The evolution of niche overlap and competitive differences.

Affiliation

Pastore AI(#)(1)(2), Barabás G(#)(3)(4), Bimler MD(5), Mayfield MM(5), Miller TE(6).
Author information:
(1)School of Biological Sciences, The University of Queensland, St Lucia, Queensland, Australia. [Email]
(2)Department of Biological Science, Florida State University, Tallahassee, FL, USA. [Email]
(3)Division of Theoretical Biology, Department IFM, Linköping University, Linköping, Sweden.
(4)MTA-ELTE Theoretical Biology and Evolutionary Ecology Research Group, Budapest, Hungary.
(5)School of Biological Sciences, The University of Queensland, St Lucia, Queensland, Australia.
(6)Department of Biological Science, Florida State University, Tallahassee, FL, USA.
(#)Contributed equally

Abstract

Competition can result in evolutionary changes to coexistence between competitors but there are no theoretical models that predict how the components of coexistence change during this eco-evolutionary process.
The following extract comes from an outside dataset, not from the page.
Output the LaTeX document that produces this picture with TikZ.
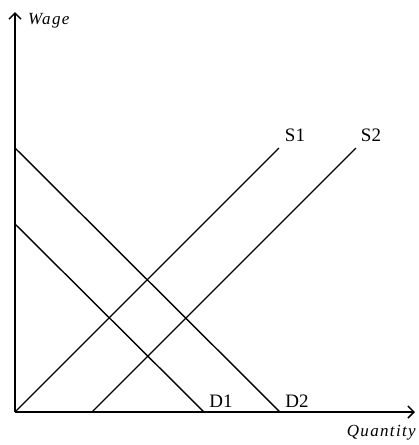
\documentclass[tikz,border=0pt]{standalone}
\usepackage{fontspec}
\setmainfont{Liberation Serif}
\usetikzlibrary{arrows.meta}
\begin{document}
\begin{tikzpicture}[x=1pt,y=-1pt,
  axis/.style={line width=1.7pt,-{Straight Barb[length=6pt,width=12pt,line width=1.5pt]}},
  curve/.style={line width=1.4pt},
  lbl/.style={font=\fontsize{19}{22}\selectfont,inner sep=0pt},
  axlbl/.style={font=\fontsize{17}{20}\selectfont\itshape\addfontfeatures{LetterSpace=8},inner sep=0pt}]
\useasboundingbox (0,0) rectangle (419,445);
\coordinate (O) at (15,412);
\coordinate (ytop) at (15,12);
\coordinate (xend) at (415,412);
\coordinate (d1a) at (15,224);
\coordinate (d1b) at (204,412);
\coordinate (d2a) at (15,148);
\coordinate (d2b) at (280,412);
\coordinate (s1a) at (15,412);
\coordinate (s1b) at (279,148);
\coordinate (s2a) at (92,412);
\coordinate (s2b) at (356,148);
\draw[curve] (d1a) -- (d1b);
\draw[curve] (d2a) -- (d2b);
\draw[curve] (s1a) -- (s1b);
\draw[curve] (s2a) -- (s2b);
\draw[axis] (O) -- (ytop);
\draw[axis] (O) -- (xend);
\node[axlbl,anchor=west] (wage) at (28,21) {Wage};
\node[axlbl,anchor=east] (qty) at (416,433) {Quantity};
\node[lbl] (S1) at (295,135) {S1};
\node[lbl] (S2) at (371,135) {S2};
\node[lbl] (D1) at (221,401) {D1};
\node[lbl] (D2) at (297,401) {D2};
\end{tikzpicture}
\end{document}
Here we study the evolution of the coexistence components, niche overlap and competitive differences, in a two-species eco-evolutionary model based on consumer-resource interactions and quantitative genetic inheritance. Species evolve along a one-dimensional trait axis that allows for changes in both niche position and species intrinsic growth rates. There are three main results. First, the breadth of the environment has a strong effect on the dynamics, with broader environments leading to reduced niche overlap and enhanced coexistence. Second, coexistence often involves a reduction in niche overlap while competitive differences stay relatively constant or vice versa; in general changes in competitive differences maintain coexistence only when niche overlap remains constant. Large simultaneous changes in niche overlap and competitive difference often result in one of the species being excluded. Third, provided that the species evolve to a state where they coexist, the final niche overlap and competitive difference values are independent of the system's initial state, although they do depend on the model's parameters. The model suggests that evolution is often a destructive force for coexistence due to evolutionary changes in competitive differences, a finding that expands the paradox of diversity maintenance.